- The exercise
Repeat the listing below in full, exactly as it stands.

- Provided material

══════

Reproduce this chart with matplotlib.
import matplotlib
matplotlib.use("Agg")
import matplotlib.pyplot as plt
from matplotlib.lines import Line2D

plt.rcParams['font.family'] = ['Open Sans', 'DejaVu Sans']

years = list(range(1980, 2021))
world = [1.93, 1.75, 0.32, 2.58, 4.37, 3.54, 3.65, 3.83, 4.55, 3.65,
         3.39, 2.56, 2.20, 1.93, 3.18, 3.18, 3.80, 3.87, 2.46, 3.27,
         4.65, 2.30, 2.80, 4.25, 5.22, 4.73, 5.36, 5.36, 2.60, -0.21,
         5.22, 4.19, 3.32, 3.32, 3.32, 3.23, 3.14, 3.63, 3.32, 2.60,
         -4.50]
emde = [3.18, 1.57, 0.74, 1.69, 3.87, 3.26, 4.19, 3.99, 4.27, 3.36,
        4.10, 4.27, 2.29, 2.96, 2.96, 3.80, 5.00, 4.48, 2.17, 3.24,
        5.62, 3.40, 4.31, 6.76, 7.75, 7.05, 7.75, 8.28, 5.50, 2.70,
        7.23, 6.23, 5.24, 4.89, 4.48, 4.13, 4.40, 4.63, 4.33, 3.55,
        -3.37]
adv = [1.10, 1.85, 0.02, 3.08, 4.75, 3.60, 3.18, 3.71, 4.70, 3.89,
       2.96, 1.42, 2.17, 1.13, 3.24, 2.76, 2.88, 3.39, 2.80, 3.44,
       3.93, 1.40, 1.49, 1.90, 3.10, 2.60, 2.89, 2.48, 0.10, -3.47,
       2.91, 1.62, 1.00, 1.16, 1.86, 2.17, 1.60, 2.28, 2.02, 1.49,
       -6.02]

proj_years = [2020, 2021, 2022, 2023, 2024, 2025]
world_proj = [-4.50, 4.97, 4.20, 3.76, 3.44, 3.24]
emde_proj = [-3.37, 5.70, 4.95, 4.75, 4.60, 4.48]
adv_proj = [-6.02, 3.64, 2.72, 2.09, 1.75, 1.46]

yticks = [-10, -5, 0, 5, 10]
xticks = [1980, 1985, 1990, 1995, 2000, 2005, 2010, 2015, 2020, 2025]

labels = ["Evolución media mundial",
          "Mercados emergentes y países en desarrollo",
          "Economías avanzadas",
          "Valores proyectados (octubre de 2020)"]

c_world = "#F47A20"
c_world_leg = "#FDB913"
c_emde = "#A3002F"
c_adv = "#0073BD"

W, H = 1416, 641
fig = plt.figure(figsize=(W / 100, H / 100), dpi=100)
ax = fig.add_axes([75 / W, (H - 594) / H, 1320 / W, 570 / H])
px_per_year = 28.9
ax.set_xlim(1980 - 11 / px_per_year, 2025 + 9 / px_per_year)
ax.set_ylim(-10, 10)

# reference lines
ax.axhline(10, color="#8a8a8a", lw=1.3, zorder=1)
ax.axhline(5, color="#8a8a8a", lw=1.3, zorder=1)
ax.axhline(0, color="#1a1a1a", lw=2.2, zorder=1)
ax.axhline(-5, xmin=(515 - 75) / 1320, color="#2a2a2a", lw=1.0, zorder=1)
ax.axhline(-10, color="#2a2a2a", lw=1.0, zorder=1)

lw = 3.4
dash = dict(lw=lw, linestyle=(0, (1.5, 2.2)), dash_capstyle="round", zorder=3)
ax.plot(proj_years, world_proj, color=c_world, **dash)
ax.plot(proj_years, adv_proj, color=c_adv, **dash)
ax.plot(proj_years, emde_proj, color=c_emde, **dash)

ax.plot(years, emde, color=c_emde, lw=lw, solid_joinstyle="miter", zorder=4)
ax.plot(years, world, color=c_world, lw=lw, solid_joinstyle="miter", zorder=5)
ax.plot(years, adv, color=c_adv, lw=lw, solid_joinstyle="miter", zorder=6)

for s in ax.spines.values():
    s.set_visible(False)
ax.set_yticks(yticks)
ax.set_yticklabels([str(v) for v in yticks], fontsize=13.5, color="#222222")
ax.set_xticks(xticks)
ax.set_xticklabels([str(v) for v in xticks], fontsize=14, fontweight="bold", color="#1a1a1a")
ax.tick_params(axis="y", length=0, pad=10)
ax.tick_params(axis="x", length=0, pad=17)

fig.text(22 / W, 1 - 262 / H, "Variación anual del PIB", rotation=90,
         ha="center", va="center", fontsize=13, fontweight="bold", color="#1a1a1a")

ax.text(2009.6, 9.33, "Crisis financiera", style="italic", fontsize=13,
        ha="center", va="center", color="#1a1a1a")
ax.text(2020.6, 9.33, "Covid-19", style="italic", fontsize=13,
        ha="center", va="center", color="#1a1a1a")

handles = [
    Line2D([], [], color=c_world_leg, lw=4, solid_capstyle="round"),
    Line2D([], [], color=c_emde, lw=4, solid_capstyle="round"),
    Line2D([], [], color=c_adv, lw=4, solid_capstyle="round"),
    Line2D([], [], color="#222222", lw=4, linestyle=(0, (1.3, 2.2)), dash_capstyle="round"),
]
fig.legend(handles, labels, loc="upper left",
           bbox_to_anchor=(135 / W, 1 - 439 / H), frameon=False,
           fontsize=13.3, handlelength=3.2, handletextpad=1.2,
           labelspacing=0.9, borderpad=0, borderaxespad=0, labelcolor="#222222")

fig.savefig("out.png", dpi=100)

══════

- Written answer
Reproduce this chart with matplotlib.
import matplotlib
matplotlib.use("Agg")
import matplotlib.pyplot as plt
from matplotlib.lines import Line2D

plt.rcParams['font.family'] = ['Open Sans', 'DejaVu Sans']

years = list(range(1980, 2021))
world = [1.93, 1.75, 0.32, 2.58, 4.37, 3.54, 3.65, 3.83, 4.55, 3.65,
         3.39, 2.56, 2.20, 1.93, 3.18, 3.18, 3.80, 3.87, 2.46, 3.27,
         4.65, 2.30, 2.80, 4.25, 5.22, 4.73, 5.36, 5.36, 2.60, -0.21,
         5.22, 4.19, 3.32, 3.32, 3.32, 3.23, 3.14, 3.63, 3.32, 2.60,
         -4.50]
emde = [3.18, 1.57, 0.74, 1.69, 3.87, 3.26, 4.19, 3.99, 4.27, 3.36,
        4.10, 4.27, 2.29, 2.96, 2.96, 3.80, 5.00, 4.48, 2.17, 3.24,
        5.62, 3.40, 4.31, 6.76, 7.75, 7.05, 7.75, 8.28, 5.50, 2.70,
        7.23, 6.23, 5.24, 4.89, 4.48, 4.13, 4.40, 4.63, 4.33, 3.55,
        -3.37]
adv = [1.10, 1.85, 0.02, 3.08, 4.75, 3.60, 3.18, 3.71, 4.70, 3.89,
       2.96, 1.42, 2.17, 1.13, 3.24, 2.76, 2.88, 3.39, 2.80, 3.44,
       3.93, 1.40, 1.49, 1.90, 3.10, 2.60, 2.89, 2.48, 0.10, -3.47,
       2.91, 1.62, 1.00, 1.16, 1.86, 2.17, 1.60, 2.28, 2.02, 1.49,
       -6.02]

proj_years = [2020, 2021, 2022, 2023, 2024, 2025]
world_proj = [-4.50, 4.97, 4.20, 3.76, 3.44, 3.24]
emde_proj = [-3.37, 5.70, 4.95, 4.75, 4.60, 4.48]
adv_proj = [-6.02, 3.64, 2.72, 2.09, 1.75, 1.46]

yticks = [-10, -5, 0, 5, 10]
xticks = [1980, 1985, 1990, 1995, 2000, 2005, 2010, 2015, 2020, 2025]

labels = ["Evolución media mundial",
          "Mercados emergentes y países en desarrollo",
          "Economías avanzadas",
          "Valores proyectados (octubre de 2020)"]

c_world = "#F47A20"
c_world_leg = "#FDB913"
c_emde = "#A3002F"
c_adv = "#0073BD"

W, H = 1416, 641
fig = plt.figure(figsize=(W / 100, H / 100), dpi=100)
ax = fig.add_axes([75 / W, (H - 594) / H, 1320 / W, 570 / H])
px_per_year = 28.9
ax.set_xlim(1980 - 11 / px_per_year, 2025 + 9 / px_per_year)
ax.set_ylim(-10, 10)

# reference lines
ax.axhline(10, color="#8a8a8a", lw=1.3, zorder=1)
ax.axhline(5, color="#8a8a8a", lw=1.3, zorder=1)
ax.axhline(0, color="#1a1a1a", lw=2.2, zorder=1)
ax.axhline(-5, xmin=(515 - 75) / 1320, color="#2a2a2a", lw=1.0, zorder=1)
ax.axhline(-10, color="#2a2a2a", lw=1.0, zorder=1)

lw = 3.4
dash = dict(lw=lw, linestyle=(0, (1.5, 2.2)), dash_capstyle="round", zorder=3)
ax.plot(proj_years, world_proj, color=c_world, **dash)
ax.plot(proj_years, adv_proj, color=c_adv, **dash)
ax.plot(proj_years, emde_proj, color=c_emde, **dash)

ax.plot(years, emde, color=c_emde, lw=lw, solid_joinstyle="miter", zorder=4)
ax.plot(years, world, color=c_world, lw=lw, solid_joinstyle="miter", zorder=5)
ax.plot(years, adv, color=c_adv, lw=lw, solid_joinstyle="miter", zorder=6)

for s in ax.spines.values():
    s.set_visible(False)
ax.set_yticks(yticks)
ax.set_yticklabels([str(v) for v in yticks], fontsize=13.5, color="#222222")
ax.set_xticks(xticks)
ax.set_xticklabels([str(v) for v in xticks], fontsize=14, fontweight="bold", color="#1a1a1a")
ax.tick_params(axis="y", length=0, pad=10)
ax.tick_params(axis="x", length=0, pad=17)

fig.text(22 / W, 1 - 262 / H, "Variación anual del PIB", rotation=90,
         ha="center", va="center", fontsize=13, fontweight="bold", color="#1a1a1a")

ax.text(2009.6, 9.33, "Crisis financiera", style="italic", fontsize=13,
        ha="center", va="center", color="#1a1a1a")
ax.text(2020.6, 9.33, "Covid-19", style="italic", fontsize=13,
        ha="center", va="center", color="#1a1a1a")

handles = [
    Line2D([], [], color=c_world_leg, lw=4, solid_capstyle="round"),
    Line2D([], [], color=c_emde, lw=4, solid_capstyle="round"),
    Line2D([], [], color=c_adv, lw=4, solid_capstyle="round"),
    Line2D([], [], color="#222222", lw=4, linestyle=(0, (1.3, 2.2)), dash_capstyle="round"),
]
fig.legend(handles, labels, loc="upper left",
           bbox_to_anchor=(135 / W, 1 - 439 / H), frameon=False,
           fontsize=13.3, handlelength=3.2, handletextpad=1.2,
           labelspacing=0.9, borderpad=0, borderaxespad=0, labelcolor="#222222")

fig.savefig("out.png", dpi=100)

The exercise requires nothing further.